As Canadian cities struggle to increase housing supply by taxing vacant properties, an expert in France says French vacancy taxing is worth studying because it produced tangible results over the last two decades.
France was one the first countries in the world to adopt a taxation system for vacant housing units, starting in 1999 with cities of more than 200,000 inhabitants.
French economic scholar Mariona Segú said metropolitan areas in France have successfully lowered their vacancy rates from six to five per cent and reduced long-term vacancies. She credits the method of taxation in France for the decrease in vacant properties.
French cities tax vacant homes based on their yearly rental value, starting at 10 per cent. That amount rises each year and applies to homes left vacant for at least two years.
Toronto taxes its vacant homes at one per cent of their assessed taxable value starting after a property is left vacant for six months.
Segú said that secondary residences are taxed more heavily than primary ones in France, incentivizing homeowners to sell them. This led to a decrease in secondary residences, and an increase in primary ones.
In Toronto, there are no distinctions between primary and secondary housing units.
Toronto relies on resident declarations of occupancy each year to determine whether a property is vacant or not. The city faced criticism earlier this year after thousands of residents were improperly charged and given late fees. Approximately 108,000 charges were reversed, according to a CBC article.
Determining vacancy means checking each declaration individually and going through random audit processes asking the resident to provide proof of occupancy.
France uses a different method of taxation that relies less on individual claims and more on a home’s “habitation taxes.”
“We have a very good way to measure vacancy, and it is through taxes,” Segú said.
“In France there are national taxes, so apart from property tax, which is the municipal tax you pay for owning a house, there is a tax called a living tax, or habitation tax. It is a tax paid for every unit that someone lives in needs to pay. Providing this is a very easy way to measure vacancy because all properties where no one is paying this tax are considered vacant,” she said.
Derek Stacey, an associate professor of economics at the University of Waterloo, has spent years studying Vancouver’s Empty Homes Tax (EHT), the first of its kind in Canada.
He recently co-authored a paper modelling the effects of the tax and found that while the tax may result in an increase of properties to rent, it could also encourage a decrease of availability for properties to own.
“Rents do decline. Even in the long-term, rents appear to be more affordable as a result of the empty homes tax, but prices of owner-occupied homes, even though they do decline in the short run, climb back up in the long run,” he said.
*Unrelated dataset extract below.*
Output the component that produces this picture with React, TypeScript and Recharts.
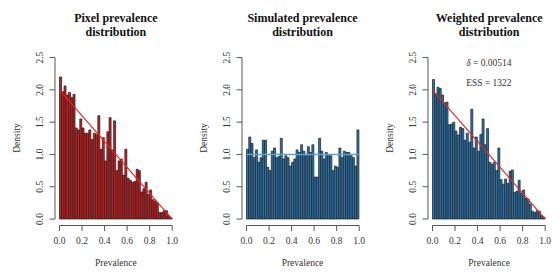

Frictional vacancies are the result of the time it takes to sell a property, and Stacey said they are a normal part of the housing market.
He said that sellers might not want to risk putting their homes on the market if it means paying a vacancy tax. This means fewer homes will be sold, driving prices up over time.
“If the Empty Homes Tax is something that sellers and developers are concerned about by possibly having to bear the burden of the tax, then it might reduce the supply of homes to the owner-occupied market. It might reduce what we call frictional vacancies, and it may result in higher prices,” Stacey said in an interview with the IJF.
Vancouver’s EHT program currently asks for three per cent of a property's assessed taxable value as of 2021. That's up from one per cent at the time of its installation in 2017 and 1.25 per cent in 2019.